CPU: 4.77MHz Intel 8088
RAM: 128K-640K
Price: $7,545 for 10 MB HD, disk drive, CGA (about $22,551 today)

IBM aimed its pricey-but-capable PC follow-up, the PC XT (5160), mostly at small businesses. Unlike the original PC, it included a 10MB hard disk and a 5.25-inch double-density disk drive as standard features, which explains its high price. It also upped the five ISA expansion slots of the original PC to eight and eliminated the cassette drive port. Around this time, other firms began producing IBM PC clones in earnest, often copying the XT architecture.

IBM Portable Personal Computer (1984)

CPU: 4.77MHz Intel 8088
RAM: 256K – 640K
Price: $4,225 (about $11,155 today)

The Portable PC (5155) packed a desktop-sized IBM PC motherboard (albeit with eight instead of five ISA slots) into a large suitcase-sized package that also incorporated a full-sized keyboard, a 9-inch amber display, and two 5.25-inch floppy drives. The entire assembly, which could be carried with a built-in metal handle, weighed about 30 pounds. Despite being labeled "portable," the 5155 still needed a wall outlet for power. But it did pack a lot of capability into a small space for the time.

IBM PCjr (1984)

CPU: 4.77MHz Intel 8088
RAM: 64K – 512K
Price: $1,269 for 128K and floppy drive, no monitor (about $3,792 today)
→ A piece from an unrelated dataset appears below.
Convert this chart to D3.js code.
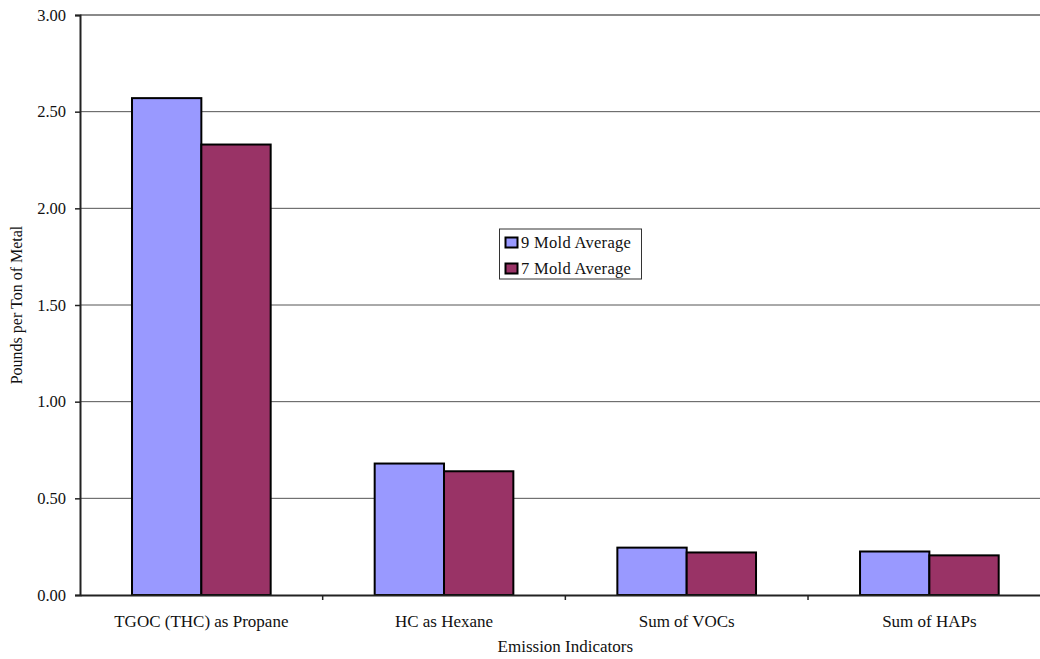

In its quest to win over the lower-cost home PC market, IBM produced an awkward, hamstrung machine in the PCjr that suffered from an uncomfortable keyboard, a strange sidecar expansion method, limited IBM PC compatibility, nonstandard I/O ports, and other oddities (it’s the only IBM PC with a cartridge port). At the same time, the PCjr did include expanded graphical (color-wise) and sound capabilities over the original PC that lent themselves to better gaming experiences. Ultimately, the machine flopped, but not before inspiring a much more successful rival: The Tandy 1000.

IBM Personal Computer AT (1984)

CPU: 6 or 8MHz Intel 80286
RAM: 256K – 16MB
Price: $4,000 – $6,700 (about $11,955 to $20,000 today)

The IBM PC/AT (5170) represented the first architectural upgrade to the IBM PC platform, introducing Intel’s new 80286 CPU, allowing for vastly more RAM, a new keyboard standard, a 1.2MB high-density floppy drive, larger hard disks, a ROM BIOS, and more. Like the PC and XT before it, it inspired a large industry of copycats that kept much less expensive AT compatible machines on the market for many years—even after IBM had stopped selling them.

IBM Personal System/2 Series (1987)

CPU: At launch, Intel 8MHz 8086, 10MHz 80286, 16 or 20MHz 80386
RAM: 640K – 16 MB (depending on model)
Price: $2,295 – $10,995 (about $6,859 to $32,863 today)

After the success of the PC/AT, the clone market began to grow rapidly out of IBM’s control. To reassert its leadership, IBM released the PS/2 series of machines in 1987. It consisted originally of five models (30, 50, 60, and two 80s) that ranged from an 8086 machine (the Model 30) up to a whopping 20MHz workstation-class 80386 beast (the 80-111). Among other innovations, the PS/2 line introduced 3.5-inch floppy drives into the IBM pantheon, PS/2 keyboard and mice ports, VGA graphics, and the poorly received Micro Channel bus architecture. These drastic changes were out of step with the burgeoning clone market, and while a modest success, the PS/2 line further eroded IBM’s control of the platform it had created.

IBM PS/1 Series (1990)

CPU: 10MHz Intel 80286 (Model 2011)
RAM: 512K – 1MB (Model 2011)
Price: $999 – $1,999 (about $2,985 to $5,975 today)

At the time of its release, the IBM PS/1 was widely seen as a replacement for the poorly received IBM PCjr in the consumer PC marketplace. IBM aimed the series—especially the first model, the 2011—at first-time home computer users. Accordingly, that machine shipped with PC-DOS and a handy mouse-based GUI in ROM that started instantly at boot and was available in a wide array of relatively low-cost configurations. The PS/1 line also completely ditched the Micro Channel bus of the PS/2. Later configurations upped the specs and remained fairly successful.

For home users, IBM replaced the PS/1 series with the Aptiva line in 1994. Aptiva completely melted into the background of the PC clone industry (at a time when rivals like Dell and Compaq ruled), capping a decade of groundbreaking PC machines from IBM.